Students of Karate learn punching, blocking and kicking techniques along with respect and control. Benefits such as feeling fitter, being more flexible, and increasing self-confidence.
Gichin Funakoshi was born in 1868 - the year of the Meiji Restoration - in the capital of Okinawa shuri. A weak child, Funakoshi trained in karate as an exercise to improve his general health and was the only student (at that time) of Yasutsune Azato, a master of the Shorin-ryu school of Karate. By the time he had reached his twentieth birthday Funakoshi had a firm knowledge and experience of the Okinawan karate.
He eventually qualified as a Primary School teacher, was elected chairman of the Okinawan Shubokal and selected to teach karate to the members of the Japanese navy. In 1917, Funakoshi travelled to Japan and at the Hall of Ancient Virtue in Kyoto, gave the Japanese their first public demonstration of Karate-Jutsu. Four years later in 1921, Crown Prince Hirohito visited Shun and witnessed an impressive demonstration of Karate by Funakoshi, who was then 53 years old.

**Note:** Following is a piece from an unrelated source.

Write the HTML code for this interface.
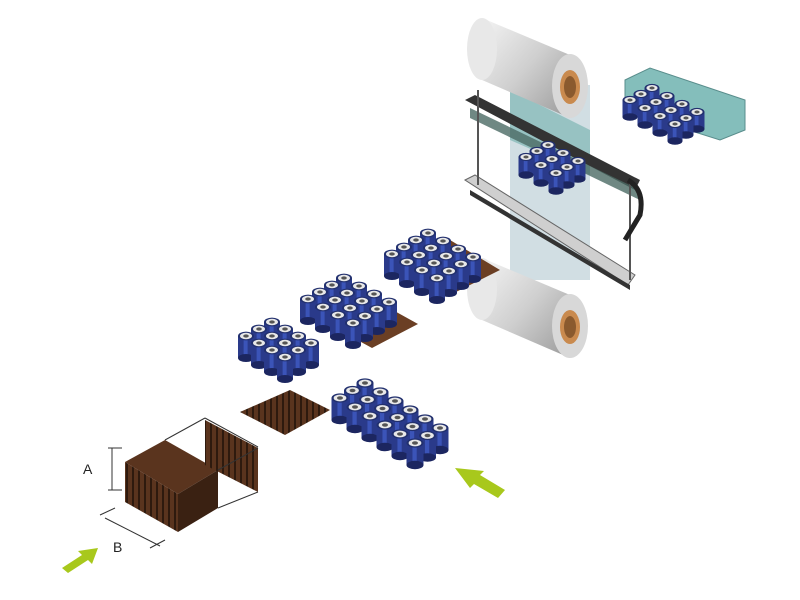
<!DOCTYPE html>
<html><head><meta charset="utf-8"><style>body{margin:0;background:#fff}svg{display:block}</style></head>
<body>
<svg id="s" width="800" height="600" viewBox="0 0 800 600" xmlns="http://www.w3.org/2000/svg" font-family="Liberation Sans, sans-serif">
<defs>
<linearGradient id="roll" x1="0" y1="0" x2="1" y2="1"><stop offset="0" stop-color="#f4f4f4"/><stop offset="0.5" stop-color="#cfcfcf"/><stop offset="1" stop-color="#9a9a9a"/></linearGradient>
<pattern id="stripes" width="6" height="6" patternUnits="userSpaceOnUse"><rect width="6" height="6" fill="#5a341e"/><rect width="2" height="6" fill="#2e1a0e"/></pattern>
</defs>
<!-- film -->
<polygon points="510,85 590,85 590,280 510,280" fill="#c6d6dc" opacity="0.8"/>
<polygon points="510,90 590,130 590,175 510,140" fill="#7fb6b4" opacity="0.7"/>
<!-- top roll -->
<g>
<path d="M482,18 L570,55 L570,118 L482,80 Z" fill="url(#roll)"/>
<ellipse cx="482" cy="49" rx="15" ry="31" fill="#e8e8e8"/>
<ellipse cx="570" cy="86" rx="18" ry="32" fill="#d8d8d8"/>
<ellipse cx="570" cy="87" rx="10" ry="17" fill="#c98a4e"/>
<ellipse cx="570" cy="87" rx="6" ry="11" fill="#8a5a2e"/>
</g>
<!-- frame -->
<polygon points="465,100 475,95 640,180 635,190" fill="#333"/>
<polygon points="470,108 640,190 640,200 470,118" fill="#4b6a64" opacity="0.8"/>
<polygon points="465,180 475,175 635,275 628,285" fill="#cfcfcf" stroke="#666"/>
<polygon points="470,190 630,285 630,290 470,195" fill="#333"/>
<line x1="478" y1="90" x2="478" y2="185" stroke="#555" stroke-width="2"/>
<line x1="630" y1="180" x2="630" y2="280" stroke="#555" stroke-width="2"/>
<path d="M628,180 Q645,190 640,215 L625,240" stroke="#222" stroke-width="5" fill="none"/>
<!-- bottom roll -->
<g>
<path d="M482,258 L570,295 L570,358 L482,320 Z" fill="url(#roll)"/>
<ellipse cx="482" cy="289" rx="15" ry="31" fill="#e8e8e8"/>
<ellipse cx="570" cy="326" rx="18" ry="32" fill="#d8d8d8"/>
<ellipse cx="570" cy="327" rx="10" ry="17" fill="#c98a4e"/>
<ellipse cx="570" cy="327" rx="6" ry="11" fill="#8a5a2e"/>
</g>
<!-- top right box -->
<polygon points="625,80 650,68 745,100 745,130 720,140 625,110" fill="#6fb3b0" opacity="0.85" stroke="#3d7a78"/>
<!-- trays -->
<polygon points="402,265 450,240 500,270 450,295" fill="#6b3f24"/>
<polygon points="317,318 362,293 418,324 372,348" fill="#6b3f24"/>
<polygon points="240,412 290,390 330,410 285,435" fill="url(#stripes)"/>
<!-- cube stack -->
<polygon points="125,462 165,440 218,470 178,494" fill="#5a341e"/>
<polygon points="125,462 178,494 178,532 125,502" fill="url(#stripes)"/>
<polygon points="178,494 218,470 218,508 178,532" fill="#3a2112"/>
<polygon points="205,420 258,448 258,492 205,465" fill="url(#stripes)"/>
<g stroke="#333" stroke-width="1" fill="none">
<line x1="165" y1="440" x2="205" y2="418"/><line x1="218" y1="508" x2="258" y2="492"/>
<line x1="218" y1="470" x2="258" y2="448"/><line x1="205" y1="418" x2="258" y2="447"/>
<line x1="108" y1="448" x2="122" y2="448"/><line x1="108" y1="490" x2="122" y2="490"/>
<line x1="112" y1="448" x2="112" y2="490"/>
<line x1="100" y1="515" x2="115" y2="508"/><line x1="150" y1="548" x2="165" y2="540"/>
<line x1="105" y1="518" x2="160" y2="546"/>
</g>
<text x="83" y="474" font-size="14" fill="#222">A</text>
<text x="113" y="552" font-size="14" fill="#222">B</text>
<!-- arrows -->
<polygon points="62,568 82,555 78,551 98,548 92,564 88,560 68,573" fill="#a8c81c"/>
<polygon points="505,490 480,475 484,471 455,468 470,488 474,484 498,498" fill="#a8c81c"/>
<g id="cans"></g>
</svg>
<script>
var g=document.getElementById('cans');
function can(x,y,r,h){var s='';
s+='<rect x="'+(x-r)+'" y="'+y+'" width="'+(2*r)+'" height="'+h+'" fill="#2a3a8a"/>';
s+='<rect x="'+(x-r*0.3)+'" y="'+y+'" width="'+(r*0.5)+'" height="'+h+'" fill="#3b54b8"/>';
s+='<ellipse cx="'+x+'" cy="'+(y+h)+'" rx="'+r+'" ry="'+(r*0.5)+'" fill="#1c2660"/>';
s+='<ellipse cx="'+x+'" cy="'+y+'" rx="'+r+'" ry="'+(r*0.55)+'" fill="#22306e"/>';
s+='<ellipse cx="'+x+'" cy="'+y+'" rx="'+(r*0.75)+'" ry="'+(r*0.4)+'" fill="#e8e8e8"/>';
s+='<ellipse cx="'+x+'" cy="'+y+'" rx="'+(r*0.35)+'" ry="'+(r*0.2)+'" fill="#555"/>';
return s;}
function grp(x0,y0,n,m,ax,ay,bx,by,r,h){var list=[];
for(var i=0;i<n;i++)for(var j=0;j<m;j++)list.push([x0+i*ax+j*bx,y0+i*ay+j*by]);
list.sort(function(a,b){return a[1]-b[1]});var s='';list.forEach(function(p){s+=can(p[0],p[1],r,h)});return s;}
var out='';
out+=grp(652,88,4,3,15,8,-11,6,7.5,17);
out+=grp(548,145,3,3,15,8,-11,6,7.5,18);
out+=grp(428,233,4,4,15,8,-12,7,8,22);
out+=grp(344,278,4,4,15,8,-12,7,8,22);
out+=grp(272,322,3,4,-13,7,13,7,8,22);
out+=grp(365,383,6,3,15,9,-12.5,7.5,8.5,22);
g.innerHTML=out;
</script>
</body></html>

"The ultimate aim of the art of karate lies not in victory or defeat... but in the perfection of the characters of its participants."
- Gichin Funakoshi
Karate was introduced in earnest to Japan in 1922 when, by invitation of the Japanese Ministry of Education, Gichin Funakoshi presented a demonstration at the All Japan Athletics Exhibition in Tokyo. This event stimulated such interest that he was persuaded to stay in Tokyo and give further lectures and demonstrations following which, the popularity of Karate spread rapidly. Funakoshi had soon established the art in many Universities, military academies and even business organisations. Before long, Funakoshi opened his full-time Karate Dojo ('training hall') which was known as the 'Shotokan' or 'The House of Shoto' - Shoto being Funakoshi’s pen name used when he was writing poetry. As the study of Karate in Japan became increasingly popular, many other Martial Arts experts from Okinawa and China came to Japan to give instruction.

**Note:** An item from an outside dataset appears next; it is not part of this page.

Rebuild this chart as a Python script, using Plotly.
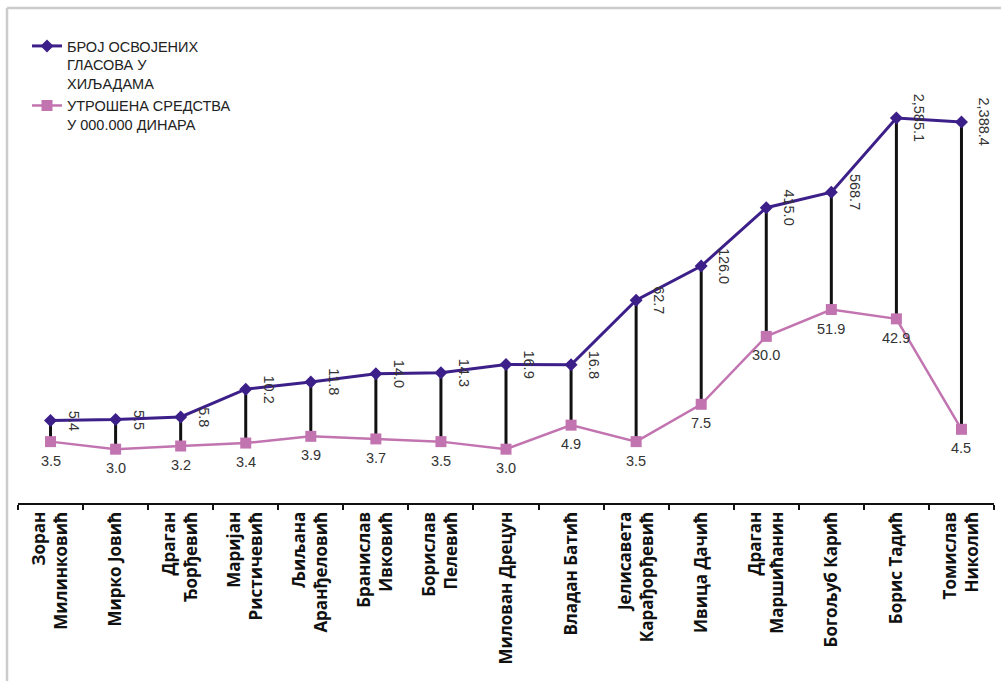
import numpy as np
import plotly.graph_objects as go

candidates = [
    "Зоран<br>Милинковић", "Мирко Јовић", "Драган<br>Ђорђевић", "Маријан<br>Ристичевић",
    "Љиљана<br>Аранђеловић", "Бранислав<br>Ивковић", "Борислав<br>Пелевић", "Милован Дрецун",
    "Владан Батић", "Јелисавета<br>Карађорђевић", "Ивица Дачић", "Драган<br>Маршићанин",
    "Богољуб Карић", "Борис Тадић", "Томислав<br>Николић",
]
votes = [5.4, 5.5, 5.8, 10.2, 11.8, 14.0, 14.3, 16.9, 16.8, 62.7, 126.0, 415.0, 568.7, 2585.1, 2388.4]
spent = [3.5, 3.0, 3.2, 3.4, 3.9, 3.7, 3.5, 3.0, 4.9, 3.5, 7.5, 30.0, 51.9, 42.9, 4.5]

votes_name = "БРОЈ ОСВОЈЕНИХ<br>ГЛАСОВА У<br>ХИЉАДАМА"
spent_name = "УТРОШЕНА СРЕДСТВА<br>У 000.000 ДИНАРА"

PURPLE = "#3c1f88"
PINK = "#c274b0"

# high-low connector lines
hx, hy = [], []
for c, v, s in zip(candidates, votes, spent):
    hx += [c, c, None]
    hy += [v, s, None]

fig = go.Figure()
fig.add_trace(go.Scatter(x=hx, y=hy, mode="lines", line=dict(color="#111111", width=3),
                         showlegend=False, hoverinfo="skip"))
fig.add_trace(go.Scatter(x=candidates, y=votes, mode="lines+markers", name=votes_name,
                         line=dict(color=PURPLE, width=3),
                         marker=dict(symbol="diamond", size=10, color=PURPLE)))
fig.add_trace(go.Scatter(x=candidates, y=spent, mode="lines+markers", name=spent_name,
                         line=dict(color=PINK, width=2.5),
                         marker=dict(symbol="square", size=11, color=PINK)))

annotations = []
for c, v in zip(candidates, votes):
    annotations.append(dict(x=c, y=np.log10(v), xref="x", yref="y", text=f"{v:,.1f}",
                            textangle=90, showarrow=False, xshift=23,
                            font=dict(family="Liberation Sans, Arial", size=14.5, color="#333333")))
for c, s in zip(candidates, spent):
    annotations.append(dict(x=c, y=np.log10(s), xref="x", yref="y", text=f"{s:.1f}",
                            showarrow=False, yshift=-19,
                            font=dict(family="Liberation Sans, Arial", size=14.5, color="#333333")))

W, H = 1002, 681
L, R = 18, 8
T = 30
AXIS_Y = 503
B = H - AXIS_Y
PX_PER_DECADE = 112.8
pw, ph = W - L - R, H - T - B
def px(x):
    return (x - L) / pw
def py(y):
    return (H - B - y) / ph

shapes = [
    dict(type="line", xref="paper", yref="paper", x0=px(7), x1=px(7), y0=py(8), y1=py(681),
         line=dict(color="#cccccc", width=2.5)),
    dict(type="line", xref="paper", yref="paper", x0=px(7), x1=px(1001), y0=py(8), y1=py(8),
         line=dict(color="#cccccc", width=2.5)),
]

fig.update_layout(
    width=W, height=H,
    margin=dict(l=L, r=R, t=T, b=B, autoexpand=False),
    paper_bgcolor="white", plot_bgcolor="white",
    annotations=annotations, shapes=shapes,
    legend=dict(x=px(27), y=py(30), xanchor="left", yanchor="top", valign="top",
                font=dict(family="Liberation Sans, Arial", size=14.5, color="#222222"),
                bgcolor="rgba(0,0,0,0)"),
    xaxis=dict(type="category", showgrid=False, zeroline=False, showline=True,
               linecolor="#111111", linewidth=2, ticks="outside", ticklen=5, tickwidth=2,
               tickcolor="#111111", tickson="boundaries", tickangle=-90,
               tickfont=dict(family="Open Sans", size=17, color="#111111", weight="bold"),
               range=[-0.5, len(candidates) - 0.5]),
    yaxis=dict(type="log", range=[0, ph / PX_PER_DECADE], visible=False, showgrid=False),
)

fig.write_html("out.html")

In April 1957, Funakoshi died at the age of eighty-eight. During the thirty years after Master Funakoshi’s death, the art of Karate spread rapidly from Japan and is now established and accepted worldwide. All manner of people train in Karate, all having their own reasons for training, be it the powerful and dynamic training, the physical and mental training, or simply as an extremely effective means of self-defence. Whatever the purpose behind training, Karate is an empty handed fighting system that requires a healthy body, a sound spirit and a refined character.
"To win one hundred victories in one hundred battles is not the highest skill... to subdue the enemy without fighting is the highest skill."